The attached link gives a good explanation on how to "readjust/recalibrate" the fridge/freezer thermostat such that it will operate at a higher value/range of temperatures and therefore not require the use of an external temparature controller such as an ST1000

http://www.homebrewtalk.com/f51/guide-set-...control-249612/

Not sure it will be applicable in all instances but seeing most of us are using "older" fridges etc I'm sure they will have the "electro/mechanical" thermostat controller which could be modified as described in this artyicle

cheers

Wobbly


----------



## kelbygreen (22/1/12)

didnt really read the link sorry, But is all the fussing around worth it?? I mean STC1000 to your door for $20 and say $20 more to set it up. least you will know the temp and it will have a less temperature range (it will hold the temp withing .5deg ether way).

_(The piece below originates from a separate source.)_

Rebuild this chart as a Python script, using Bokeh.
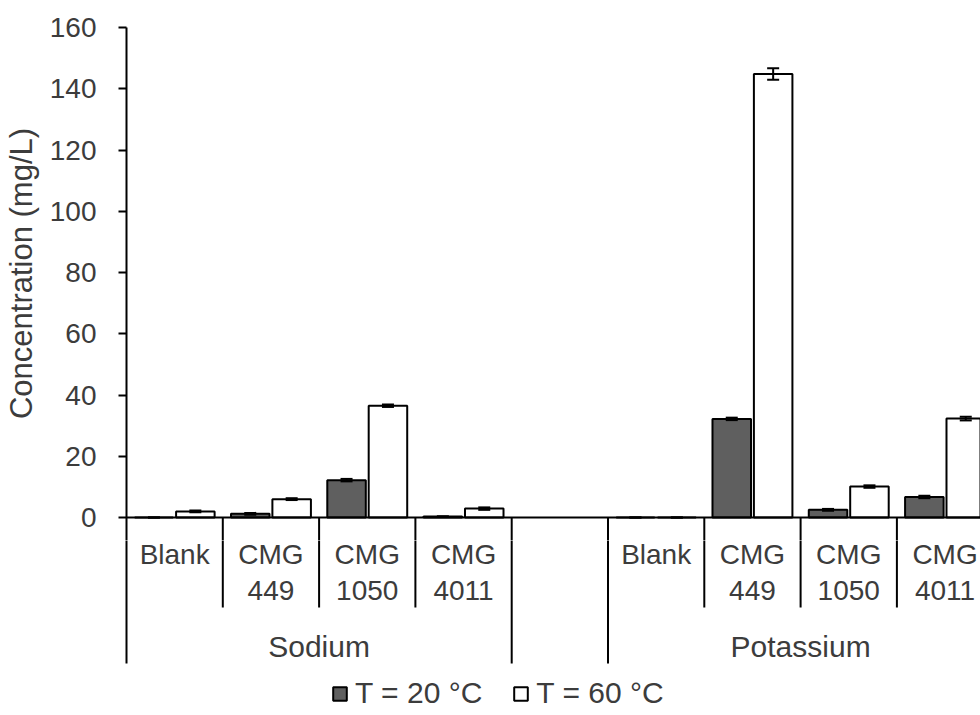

Sure its a very cheap solution but not sure if its worth it or not. Plus I can use my temp controller for mash and strike water when I drop the thermometer lol so be a bit hard to rig the fridge to do that for me


----------



## Amber Fluid (23/1/12)

Thanks for the link Wobbly. Although I already have a temp controler on Obelix, for a matter of a few turns on a screw driver can save around $50 is worth it imo. Maybe I can use the controller elsewhere or get yet another fridge


----------